The Ballad of Tita and the Machines
Critic:
Amber Jackson
|
Posted on:
Oct 4, 2023
Directed by:
Miguel Angel Caballero
Written by:
Miguel Angel Caballero & Luis Antonio Aldana
Starring:
Laura Patalano, Luis Antonio Aldana, Nico Greetham
Indeed Rising Voices presents filmmaker Miguel Angel Caballero and his short film The Ballad of Tita and the Machines, featuring an older woman’s fight to keep her job.
When Tita, an elderly queer fieldworker is threatened to be made redundant from her job, she reluctantly hires a humanoid to fill in for her at work and pick strawberries. However, she quickly attracts the engineers’ attention because their humanoids are unable to perform Tita’s back-breaking work. Ultimately, this is a film that explores how technology is interacting and even interrogating the human workforce around the world - especially in key industries.

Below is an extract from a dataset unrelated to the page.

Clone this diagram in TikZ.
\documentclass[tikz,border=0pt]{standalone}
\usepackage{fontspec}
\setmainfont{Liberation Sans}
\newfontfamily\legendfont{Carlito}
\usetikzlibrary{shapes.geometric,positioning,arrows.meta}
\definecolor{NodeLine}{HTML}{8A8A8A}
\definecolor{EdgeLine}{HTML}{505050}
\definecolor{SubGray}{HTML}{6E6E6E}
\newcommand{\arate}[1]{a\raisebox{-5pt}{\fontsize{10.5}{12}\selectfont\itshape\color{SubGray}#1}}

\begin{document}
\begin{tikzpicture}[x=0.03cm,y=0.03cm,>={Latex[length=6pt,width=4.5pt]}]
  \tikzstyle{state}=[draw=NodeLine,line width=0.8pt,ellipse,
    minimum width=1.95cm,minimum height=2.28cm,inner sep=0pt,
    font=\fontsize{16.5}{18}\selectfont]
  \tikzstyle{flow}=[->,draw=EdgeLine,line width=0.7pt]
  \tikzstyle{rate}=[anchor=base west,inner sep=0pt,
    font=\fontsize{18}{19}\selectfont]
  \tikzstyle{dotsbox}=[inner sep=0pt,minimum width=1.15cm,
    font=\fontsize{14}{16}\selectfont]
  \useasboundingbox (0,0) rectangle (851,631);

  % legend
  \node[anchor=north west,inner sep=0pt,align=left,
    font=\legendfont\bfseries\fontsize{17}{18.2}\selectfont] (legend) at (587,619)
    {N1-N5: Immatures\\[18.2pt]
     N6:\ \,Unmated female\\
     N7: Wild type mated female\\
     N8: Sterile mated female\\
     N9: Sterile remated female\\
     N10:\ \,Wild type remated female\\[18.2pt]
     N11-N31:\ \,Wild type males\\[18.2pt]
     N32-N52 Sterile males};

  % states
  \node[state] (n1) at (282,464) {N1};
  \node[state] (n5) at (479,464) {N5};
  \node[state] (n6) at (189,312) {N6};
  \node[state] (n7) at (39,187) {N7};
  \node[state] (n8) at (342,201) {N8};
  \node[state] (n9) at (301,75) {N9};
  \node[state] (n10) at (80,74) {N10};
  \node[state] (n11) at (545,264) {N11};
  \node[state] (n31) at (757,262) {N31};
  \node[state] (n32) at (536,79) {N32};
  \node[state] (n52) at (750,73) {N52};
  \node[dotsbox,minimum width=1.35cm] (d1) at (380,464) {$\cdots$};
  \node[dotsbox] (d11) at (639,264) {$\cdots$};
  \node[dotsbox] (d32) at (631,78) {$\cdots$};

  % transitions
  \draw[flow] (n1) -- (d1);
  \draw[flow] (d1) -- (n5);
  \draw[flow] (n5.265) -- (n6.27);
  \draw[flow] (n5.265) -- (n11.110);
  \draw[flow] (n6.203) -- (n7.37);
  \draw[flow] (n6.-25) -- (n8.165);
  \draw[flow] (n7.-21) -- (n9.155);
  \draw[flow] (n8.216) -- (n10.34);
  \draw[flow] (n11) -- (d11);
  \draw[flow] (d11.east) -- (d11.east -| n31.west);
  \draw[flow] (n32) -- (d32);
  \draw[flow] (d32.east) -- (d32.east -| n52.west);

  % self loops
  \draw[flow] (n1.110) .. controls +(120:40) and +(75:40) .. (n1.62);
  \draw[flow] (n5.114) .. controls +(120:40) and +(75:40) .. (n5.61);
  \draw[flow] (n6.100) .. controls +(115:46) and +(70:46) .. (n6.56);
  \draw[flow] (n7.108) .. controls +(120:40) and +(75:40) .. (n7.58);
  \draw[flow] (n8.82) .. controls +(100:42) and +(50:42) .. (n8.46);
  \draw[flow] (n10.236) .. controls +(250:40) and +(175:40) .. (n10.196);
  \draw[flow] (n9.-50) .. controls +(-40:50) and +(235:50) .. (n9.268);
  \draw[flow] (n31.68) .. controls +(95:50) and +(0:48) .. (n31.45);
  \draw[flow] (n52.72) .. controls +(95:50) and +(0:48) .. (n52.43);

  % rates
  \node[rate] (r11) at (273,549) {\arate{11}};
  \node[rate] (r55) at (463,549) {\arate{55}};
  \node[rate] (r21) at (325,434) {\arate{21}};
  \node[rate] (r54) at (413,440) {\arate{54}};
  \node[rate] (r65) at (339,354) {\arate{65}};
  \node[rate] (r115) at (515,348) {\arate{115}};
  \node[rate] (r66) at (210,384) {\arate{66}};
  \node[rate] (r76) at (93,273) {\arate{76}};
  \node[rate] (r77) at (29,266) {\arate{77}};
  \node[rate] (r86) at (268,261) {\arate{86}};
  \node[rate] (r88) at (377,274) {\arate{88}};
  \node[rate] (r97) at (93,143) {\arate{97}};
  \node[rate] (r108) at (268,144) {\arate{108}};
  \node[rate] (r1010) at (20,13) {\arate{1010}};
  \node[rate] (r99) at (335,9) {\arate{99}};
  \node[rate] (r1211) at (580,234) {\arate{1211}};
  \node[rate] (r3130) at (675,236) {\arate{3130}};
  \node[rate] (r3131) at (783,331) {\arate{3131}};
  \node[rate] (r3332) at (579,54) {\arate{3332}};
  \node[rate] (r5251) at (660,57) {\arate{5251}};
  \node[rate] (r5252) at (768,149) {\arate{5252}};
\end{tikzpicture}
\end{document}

This film is truly a homage to Caballero’s heritage as the son of Mexican immigrant farmworkers. We open on a farm stretching across the landscape and witness the laborious job of fruit picking, whilst feeling a deep sense of sympathy for an aging woman who still craves purpose, but is fighting being phased out. The camera flits around as a keen observer, excited by the technology but also apprehensive of it, and so is keen not to reveal too much.
What the engineers cannot understand is why Tita is better than all of the humanoids combined. Why are they unable to perform her job role? The film hints at how all manual labour and physically demanding jobs cannot be replicated by the robots.
There are a lot of current social issues at play here that all weave together effectively, particularly concerning the debate over if artificial intelligence (AI) will replace human workforces, or make some jobs obsolete. However, Caballero makes the striking point that AI and humanoid-like machines do not have the advantages of human connection and so are unable to be superior in certain instances.
More generally, film has offered viewers a hard look at what AI is, or could, become. From The Matrix, to Ex Machina, these digital tools are often portrayed in a wide variety of ways, as either a hero or a threat to humanity. Films have also explored how AI can be used by humans with bad intentions as they desire to exploit others. Caballero considers all of these themes within his short film, as a kind and unassuming woman is placed in the centre of the debate.
The story offers a futuristic look into how machines could become even more integrated into life as we know it. The technology conceptualized within this short film is very well actualized with clever special effects that actually look and feel realistic and provide insight into a haunting reality that we could recognize one day.
Tita perhaps symbolizes that no machine could ever fully replicate humanity, or human connection, but it does offer the viewer a look at what life could become if machine learning tools continue to develop. Will this be what future generations will come to know of AI? Should we treat it as friend or foe?
Through a striking storyline and emotive performances, Caballero’s film suggests that for now, perhaps some jobs are safe from AI.
At least, for now.
Miguel Angel Caballero is an award-winning Queer Mexican-American-Chicano writer, producer and director.